— Begin —

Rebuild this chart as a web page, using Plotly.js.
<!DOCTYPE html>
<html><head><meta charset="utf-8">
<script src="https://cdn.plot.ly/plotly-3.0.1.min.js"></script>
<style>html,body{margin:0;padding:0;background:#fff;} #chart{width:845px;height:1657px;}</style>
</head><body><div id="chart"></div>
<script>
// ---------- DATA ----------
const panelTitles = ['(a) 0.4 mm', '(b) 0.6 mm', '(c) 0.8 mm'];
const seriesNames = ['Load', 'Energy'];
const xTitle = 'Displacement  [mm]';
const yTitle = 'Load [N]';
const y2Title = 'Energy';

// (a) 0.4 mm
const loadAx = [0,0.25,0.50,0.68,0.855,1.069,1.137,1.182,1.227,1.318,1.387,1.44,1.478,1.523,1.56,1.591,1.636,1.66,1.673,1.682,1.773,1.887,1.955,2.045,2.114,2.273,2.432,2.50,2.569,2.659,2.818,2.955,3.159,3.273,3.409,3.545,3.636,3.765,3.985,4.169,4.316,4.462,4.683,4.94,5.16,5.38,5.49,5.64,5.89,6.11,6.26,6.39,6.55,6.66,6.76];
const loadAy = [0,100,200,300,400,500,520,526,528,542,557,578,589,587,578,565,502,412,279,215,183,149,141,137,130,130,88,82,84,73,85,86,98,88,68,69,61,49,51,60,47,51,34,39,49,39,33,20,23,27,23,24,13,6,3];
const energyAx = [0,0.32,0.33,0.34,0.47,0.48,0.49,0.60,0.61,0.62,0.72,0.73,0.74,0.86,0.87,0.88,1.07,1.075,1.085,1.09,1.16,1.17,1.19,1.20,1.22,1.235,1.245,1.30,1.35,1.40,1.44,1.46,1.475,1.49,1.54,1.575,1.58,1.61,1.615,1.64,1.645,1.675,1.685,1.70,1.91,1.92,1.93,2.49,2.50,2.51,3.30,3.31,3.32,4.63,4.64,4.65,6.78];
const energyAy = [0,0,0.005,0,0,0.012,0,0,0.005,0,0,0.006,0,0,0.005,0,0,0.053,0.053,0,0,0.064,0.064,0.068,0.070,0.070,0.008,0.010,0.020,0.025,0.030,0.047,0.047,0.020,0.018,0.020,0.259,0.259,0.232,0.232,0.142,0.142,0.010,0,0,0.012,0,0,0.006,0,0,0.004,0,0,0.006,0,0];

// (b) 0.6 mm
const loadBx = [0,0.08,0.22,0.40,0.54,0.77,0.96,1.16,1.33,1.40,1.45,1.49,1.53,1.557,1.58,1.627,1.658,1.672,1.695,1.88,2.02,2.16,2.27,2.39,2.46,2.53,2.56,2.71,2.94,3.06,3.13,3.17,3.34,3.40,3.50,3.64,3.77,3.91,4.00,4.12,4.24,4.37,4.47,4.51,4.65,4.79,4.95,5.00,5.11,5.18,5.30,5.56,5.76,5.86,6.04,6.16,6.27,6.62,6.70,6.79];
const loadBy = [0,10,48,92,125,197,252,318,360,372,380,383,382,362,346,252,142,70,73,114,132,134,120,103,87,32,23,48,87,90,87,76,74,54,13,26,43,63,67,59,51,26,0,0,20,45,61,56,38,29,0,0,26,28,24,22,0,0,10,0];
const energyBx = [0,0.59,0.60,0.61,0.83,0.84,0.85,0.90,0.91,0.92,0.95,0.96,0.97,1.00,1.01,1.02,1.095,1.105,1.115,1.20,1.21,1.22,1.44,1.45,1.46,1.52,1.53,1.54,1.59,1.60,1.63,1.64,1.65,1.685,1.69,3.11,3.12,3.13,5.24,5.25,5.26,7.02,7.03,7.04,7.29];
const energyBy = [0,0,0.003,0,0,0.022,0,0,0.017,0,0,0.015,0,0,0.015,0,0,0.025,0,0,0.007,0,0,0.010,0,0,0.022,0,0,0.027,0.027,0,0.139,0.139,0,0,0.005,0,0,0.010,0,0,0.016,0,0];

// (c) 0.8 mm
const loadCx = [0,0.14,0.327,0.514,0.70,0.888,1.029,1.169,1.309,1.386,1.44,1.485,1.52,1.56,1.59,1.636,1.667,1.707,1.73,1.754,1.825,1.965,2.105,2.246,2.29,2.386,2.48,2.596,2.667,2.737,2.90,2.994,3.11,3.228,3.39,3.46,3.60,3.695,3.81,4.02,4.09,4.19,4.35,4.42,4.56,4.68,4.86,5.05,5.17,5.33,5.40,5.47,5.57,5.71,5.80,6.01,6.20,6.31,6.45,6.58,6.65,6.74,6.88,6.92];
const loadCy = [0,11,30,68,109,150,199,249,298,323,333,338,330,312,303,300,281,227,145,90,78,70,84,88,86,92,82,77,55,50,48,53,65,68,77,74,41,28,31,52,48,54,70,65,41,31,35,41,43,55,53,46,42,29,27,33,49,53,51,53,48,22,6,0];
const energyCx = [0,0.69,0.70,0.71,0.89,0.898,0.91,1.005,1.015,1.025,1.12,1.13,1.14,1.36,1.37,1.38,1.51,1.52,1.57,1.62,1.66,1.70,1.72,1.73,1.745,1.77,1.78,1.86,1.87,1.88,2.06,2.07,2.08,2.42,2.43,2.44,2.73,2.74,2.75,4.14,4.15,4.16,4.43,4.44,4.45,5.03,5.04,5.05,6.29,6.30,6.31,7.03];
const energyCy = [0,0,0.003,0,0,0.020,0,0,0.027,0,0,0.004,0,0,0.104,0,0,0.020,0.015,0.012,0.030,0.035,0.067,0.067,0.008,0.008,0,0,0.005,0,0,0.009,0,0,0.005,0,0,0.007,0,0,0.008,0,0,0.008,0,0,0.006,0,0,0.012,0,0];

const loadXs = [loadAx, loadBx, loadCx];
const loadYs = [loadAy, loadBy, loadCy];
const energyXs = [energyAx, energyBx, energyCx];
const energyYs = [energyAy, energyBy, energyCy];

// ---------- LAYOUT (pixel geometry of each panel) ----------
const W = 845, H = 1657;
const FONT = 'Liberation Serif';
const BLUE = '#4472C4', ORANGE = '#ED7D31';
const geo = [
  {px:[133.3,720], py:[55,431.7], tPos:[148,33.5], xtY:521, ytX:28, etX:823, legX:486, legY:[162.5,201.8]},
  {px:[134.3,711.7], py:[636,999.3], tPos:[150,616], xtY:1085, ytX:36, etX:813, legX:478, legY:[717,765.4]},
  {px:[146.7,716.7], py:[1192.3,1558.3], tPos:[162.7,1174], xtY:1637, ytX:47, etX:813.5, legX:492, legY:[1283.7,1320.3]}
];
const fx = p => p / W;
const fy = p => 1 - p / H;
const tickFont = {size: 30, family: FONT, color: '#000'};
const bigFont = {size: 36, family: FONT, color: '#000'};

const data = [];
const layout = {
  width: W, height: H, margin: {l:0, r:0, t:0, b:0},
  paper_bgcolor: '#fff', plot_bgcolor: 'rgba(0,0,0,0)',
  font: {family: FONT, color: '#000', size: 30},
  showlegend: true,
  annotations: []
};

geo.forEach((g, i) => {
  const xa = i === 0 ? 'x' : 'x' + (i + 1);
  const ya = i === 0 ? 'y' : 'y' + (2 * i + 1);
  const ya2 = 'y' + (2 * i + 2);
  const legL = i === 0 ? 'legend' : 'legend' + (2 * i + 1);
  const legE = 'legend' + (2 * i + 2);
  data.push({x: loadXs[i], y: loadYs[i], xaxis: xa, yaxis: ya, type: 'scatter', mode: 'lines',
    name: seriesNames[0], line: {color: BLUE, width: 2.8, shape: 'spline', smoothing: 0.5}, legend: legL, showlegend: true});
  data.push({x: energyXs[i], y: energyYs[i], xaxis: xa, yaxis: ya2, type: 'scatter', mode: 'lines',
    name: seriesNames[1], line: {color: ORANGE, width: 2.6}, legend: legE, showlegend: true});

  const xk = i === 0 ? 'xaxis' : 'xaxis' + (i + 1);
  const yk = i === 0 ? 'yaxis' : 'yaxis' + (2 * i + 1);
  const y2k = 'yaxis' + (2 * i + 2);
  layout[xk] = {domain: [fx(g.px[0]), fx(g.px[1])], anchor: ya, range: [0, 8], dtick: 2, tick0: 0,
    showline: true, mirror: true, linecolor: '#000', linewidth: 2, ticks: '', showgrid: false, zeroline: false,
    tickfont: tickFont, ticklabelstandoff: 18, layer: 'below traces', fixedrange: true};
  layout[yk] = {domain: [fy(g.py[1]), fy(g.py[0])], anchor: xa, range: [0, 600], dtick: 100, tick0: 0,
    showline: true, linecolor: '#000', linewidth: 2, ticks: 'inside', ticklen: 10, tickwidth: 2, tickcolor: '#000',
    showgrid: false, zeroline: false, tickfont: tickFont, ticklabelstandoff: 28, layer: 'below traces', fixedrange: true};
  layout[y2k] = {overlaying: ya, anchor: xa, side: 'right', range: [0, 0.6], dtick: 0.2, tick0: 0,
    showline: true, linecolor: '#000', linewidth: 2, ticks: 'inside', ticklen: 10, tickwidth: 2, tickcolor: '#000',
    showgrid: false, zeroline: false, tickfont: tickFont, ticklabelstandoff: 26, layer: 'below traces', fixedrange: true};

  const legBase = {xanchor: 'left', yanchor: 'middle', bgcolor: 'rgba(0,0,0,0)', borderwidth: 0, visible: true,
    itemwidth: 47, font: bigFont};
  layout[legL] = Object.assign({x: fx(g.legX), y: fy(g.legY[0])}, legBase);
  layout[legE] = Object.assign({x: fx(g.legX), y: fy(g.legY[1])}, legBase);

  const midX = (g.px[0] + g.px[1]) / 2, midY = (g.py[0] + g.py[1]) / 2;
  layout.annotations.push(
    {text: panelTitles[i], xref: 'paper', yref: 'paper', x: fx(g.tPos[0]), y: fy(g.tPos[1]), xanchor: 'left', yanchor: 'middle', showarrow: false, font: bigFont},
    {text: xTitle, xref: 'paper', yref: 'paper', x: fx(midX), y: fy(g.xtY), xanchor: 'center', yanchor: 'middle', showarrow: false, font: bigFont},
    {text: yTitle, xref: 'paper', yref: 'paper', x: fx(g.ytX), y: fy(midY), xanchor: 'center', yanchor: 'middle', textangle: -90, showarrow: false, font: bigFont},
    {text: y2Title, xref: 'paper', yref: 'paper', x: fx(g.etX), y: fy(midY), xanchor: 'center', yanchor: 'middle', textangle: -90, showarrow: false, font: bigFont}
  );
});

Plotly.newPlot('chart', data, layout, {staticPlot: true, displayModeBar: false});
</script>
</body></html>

— End —

- Stated exercise
Verbatim output is expected for the lines from the start of the data to the line in which "const y2Title = 'Energy';" appears, both included.

- Worked answer
Rebuild this chart as a web page, using Plotly.js.
<!DOCTYPE html>
<html><head><meta charset="utf-8">
<script src="https://cdn.plot.ly/plotly-3.0.1.min.js"></script>
<style>html,body{margin:0;padding:0;background:#fff;} #chart{width:845px;height:1657px;}</style>
</head><body><div id="chart"></div>
<script>
// ---------- DATA ----------
const panelTitles = ['(a) 0.4 mm', '(b) 0.6 mm', '(c) 0.8 mm'];
const seriesNames = ['Load', 'Energy'];
const xTitle = 'Displacement  [mm]';
const yTitle = 'Load [N]';
const y2Title = 'Energy';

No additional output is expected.